Category Archives: Trans-Siberian

The Course Of The Trans-Siberian Railway

The centerpiece of the Trans-Siberian Railway begins in the Russian capital Moscow and runs over 9,000 km to the Russian port city of Vladivostok (Pacific). The route leads a total of 89 major cities and crosses 16 major rivers within Russia, for example, the Volga.

Today, the Transsib does not only consist of the Russian section but actually begins with its connecting lines and branches right in the middle of Europe (Berlin, Hamburg, London) and leads to the Chinese cities of Beijing, Shanghai, and Hong Kong.

The history of the Transsib

The history of the Trans-Siberian Railway begins under Tsar Alexander II. He approved the construction of the railway line between the then capital

St. Petersburg and the port city of Vladivostok. However, the implementation of the project was managed by his son, Tsar Alexander III.

Tsar Nicholas II, son and successor of Alexander III opened the construction of the eastern section of the Transsib in Vladivostok in 1891. After Moscow became the capital again in 1918, the start of the route was moved to the new capital.

The construction of the original route dragged on from 1891 to 1916.

With a length of almost 9,300 kilometers, the Trans-Siberian Railway is the longest continuous railway in the world. However, there are two continuous train connections that are longer. Namely, the connection between Moscow and Pyongyang and between Kiev and Vladivostok. However, since most of these run on the Transsib, they are not counted. In the history of the Transsib, in addition to the main route from Moscow to Vladivostok, secondary routes were also built, which are often included in the Trans-Siberian railway route. For example, the junction in Ulan-Ude from where the route to Beijing will continue (Trans-Mongolian Railway).

The reasons for the construction of the Trans-Siberian Railway were primarily of an economic nature. It was mainly about the transportation of raw materials from Siberia because, until that time, it was only transported with horse-drawn vehicles. This was a very slow method, and there were many accidents. It was about connecting the east with the rest of the country in order to be able to keep up better in world trade. Trade with China was also an important point for the huge infrastructure project.
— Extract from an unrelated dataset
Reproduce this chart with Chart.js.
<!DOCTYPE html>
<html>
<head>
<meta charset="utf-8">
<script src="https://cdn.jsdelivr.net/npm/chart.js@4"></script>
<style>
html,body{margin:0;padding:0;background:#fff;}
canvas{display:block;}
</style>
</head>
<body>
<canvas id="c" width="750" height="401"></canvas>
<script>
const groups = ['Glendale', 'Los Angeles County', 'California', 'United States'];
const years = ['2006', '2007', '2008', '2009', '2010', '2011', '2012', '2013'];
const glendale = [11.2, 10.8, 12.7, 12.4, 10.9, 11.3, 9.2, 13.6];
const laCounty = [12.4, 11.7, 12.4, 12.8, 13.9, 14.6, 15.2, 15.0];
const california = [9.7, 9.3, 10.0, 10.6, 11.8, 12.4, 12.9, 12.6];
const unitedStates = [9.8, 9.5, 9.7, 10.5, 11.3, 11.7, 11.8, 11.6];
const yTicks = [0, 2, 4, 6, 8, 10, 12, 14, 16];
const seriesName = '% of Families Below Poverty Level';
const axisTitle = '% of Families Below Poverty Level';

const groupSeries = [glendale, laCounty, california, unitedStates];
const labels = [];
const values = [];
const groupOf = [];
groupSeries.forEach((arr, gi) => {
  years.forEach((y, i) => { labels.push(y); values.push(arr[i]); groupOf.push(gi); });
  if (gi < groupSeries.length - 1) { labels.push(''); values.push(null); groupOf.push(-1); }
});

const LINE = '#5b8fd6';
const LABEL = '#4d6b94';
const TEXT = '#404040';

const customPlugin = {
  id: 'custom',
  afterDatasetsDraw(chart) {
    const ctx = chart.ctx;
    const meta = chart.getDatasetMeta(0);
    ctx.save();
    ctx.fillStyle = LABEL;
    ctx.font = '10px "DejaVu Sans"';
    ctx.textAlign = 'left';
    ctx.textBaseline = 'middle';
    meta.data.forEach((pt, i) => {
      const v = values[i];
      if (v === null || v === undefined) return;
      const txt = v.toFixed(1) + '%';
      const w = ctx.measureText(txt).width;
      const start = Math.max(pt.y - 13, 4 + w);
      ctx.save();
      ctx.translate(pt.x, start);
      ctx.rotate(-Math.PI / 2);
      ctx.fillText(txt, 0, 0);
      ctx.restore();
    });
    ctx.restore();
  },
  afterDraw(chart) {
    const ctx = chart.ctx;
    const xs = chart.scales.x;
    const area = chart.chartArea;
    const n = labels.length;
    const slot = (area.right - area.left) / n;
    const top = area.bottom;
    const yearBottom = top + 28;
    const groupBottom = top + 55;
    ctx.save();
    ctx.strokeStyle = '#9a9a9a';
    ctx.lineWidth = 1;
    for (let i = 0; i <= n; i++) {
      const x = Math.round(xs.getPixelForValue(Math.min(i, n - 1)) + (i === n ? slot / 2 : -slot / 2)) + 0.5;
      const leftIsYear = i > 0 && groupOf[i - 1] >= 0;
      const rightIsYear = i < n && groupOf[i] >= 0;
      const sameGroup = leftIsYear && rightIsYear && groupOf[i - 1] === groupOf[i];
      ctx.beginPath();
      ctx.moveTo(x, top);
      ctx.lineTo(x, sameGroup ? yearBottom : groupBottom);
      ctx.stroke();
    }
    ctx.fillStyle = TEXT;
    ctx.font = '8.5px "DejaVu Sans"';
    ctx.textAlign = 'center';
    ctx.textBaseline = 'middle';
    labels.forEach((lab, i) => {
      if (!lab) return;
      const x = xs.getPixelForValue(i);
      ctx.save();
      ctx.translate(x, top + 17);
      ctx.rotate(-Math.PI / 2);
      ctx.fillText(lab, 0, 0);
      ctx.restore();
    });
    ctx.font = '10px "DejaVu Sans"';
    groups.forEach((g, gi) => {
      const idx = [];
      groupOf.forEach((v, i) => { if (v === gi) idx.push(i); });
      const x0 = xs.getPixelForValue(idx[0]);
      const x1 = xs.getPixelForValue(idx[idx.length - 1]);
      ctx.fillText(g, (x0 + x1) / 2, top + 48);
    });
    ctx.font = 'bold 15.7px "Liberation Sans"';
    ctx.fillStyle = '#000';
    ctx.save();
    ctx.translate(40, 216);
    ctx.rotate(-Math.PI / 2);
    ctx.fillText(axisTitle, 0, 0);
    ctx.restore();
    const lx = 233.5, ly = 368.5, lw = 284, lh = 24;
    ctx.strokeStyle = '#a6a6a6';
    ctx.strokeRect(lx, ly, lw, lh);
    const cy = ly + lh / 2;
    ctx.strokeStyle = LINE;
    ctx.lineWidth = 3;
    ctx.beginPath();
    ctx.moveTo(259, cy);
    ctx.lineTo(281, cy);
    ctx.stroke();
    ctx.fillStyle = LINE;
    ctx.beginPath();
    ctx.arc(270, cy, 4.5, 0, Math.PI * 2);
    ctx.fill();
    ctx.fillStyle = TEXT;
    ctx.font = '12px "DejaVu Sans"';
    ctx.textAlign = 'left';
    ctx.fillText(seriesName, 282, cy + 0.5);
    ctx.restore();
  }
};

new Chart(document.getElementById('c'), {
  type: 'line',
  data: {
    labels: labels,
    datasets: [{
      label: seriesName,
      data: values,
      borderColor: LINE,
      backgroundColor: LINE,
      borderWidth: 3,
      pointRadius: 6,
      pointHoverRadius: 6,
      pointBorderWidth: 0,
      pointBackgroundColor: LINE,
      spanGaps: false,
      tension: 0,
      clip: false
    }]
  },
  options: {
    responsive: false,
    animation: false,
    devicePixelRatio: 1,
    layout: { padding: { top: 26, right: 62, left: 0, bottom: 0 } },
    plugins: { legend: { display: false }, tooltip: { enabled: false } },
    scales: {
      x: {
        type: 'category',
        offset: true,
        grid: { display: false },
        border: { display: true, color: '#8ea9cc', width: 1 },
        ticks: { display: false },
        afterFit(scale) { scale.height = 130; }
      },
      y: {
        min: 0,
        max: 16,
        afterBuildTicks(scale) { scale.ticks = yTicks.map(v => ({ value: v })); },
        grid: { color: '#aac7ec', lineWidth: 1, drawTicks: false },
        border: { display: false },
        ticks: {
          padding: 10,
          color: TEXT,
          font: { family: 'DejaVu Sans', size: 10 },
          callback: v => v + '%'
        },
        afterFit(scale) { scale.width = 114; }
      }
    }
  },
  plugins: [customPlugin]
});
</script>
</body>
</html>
At that time, the Transsib was also important for the tsar for military reasons. For him, it would have been the basis for capturing Mongolia and Tibet.

Traffic on the Transsib

Every city along the route has trains running to Moscow, meaning the capital. There are also trains from Moscow that covers the entire route to Vladivostok. However, the frequency of the trains is not very tight: depending on the connection, daily, every two days or only weekly.

You can also take the Russian State Railways (RZD) night train to Moscow twice a week from Berlin.

The journey from Europe to China, which lasts several days, naturally has an adventurous appeal for many. That is why the train is used here for tourism, and there are some offers to travel to Asia in luxury coaches.

Passenger traffic along the route within Russia is very important for mobility and the country. They connect the whole country: East and West, Europe and Asia, city, and country.

Freight transport on the Transsib is now of particular importance. The rail link between Central Europe and China is much faster than the ship and cheaper than the plane.

A loaded freight train only needs 18 days to travel from east China’s Zhejiang province to London (approx. 12,000 km).

Many companies, therefore, choose to switch to the train. For example, the German automaker BMW, which regularly sends a train with auto parts from Leipzig to its Chinese location.

The train also has the advantage that the trains can be sent directly to the hinterland. You do not have to reload at a seaport and then overcome another stage by truck or train, which takes time and money.

Disadvantages on the Transsib are very clear that the containers have to be reloaded due to the different track gauges. Because of the many countries that are passed through, there are also numerous customs controls. That still costs a lot of time and money.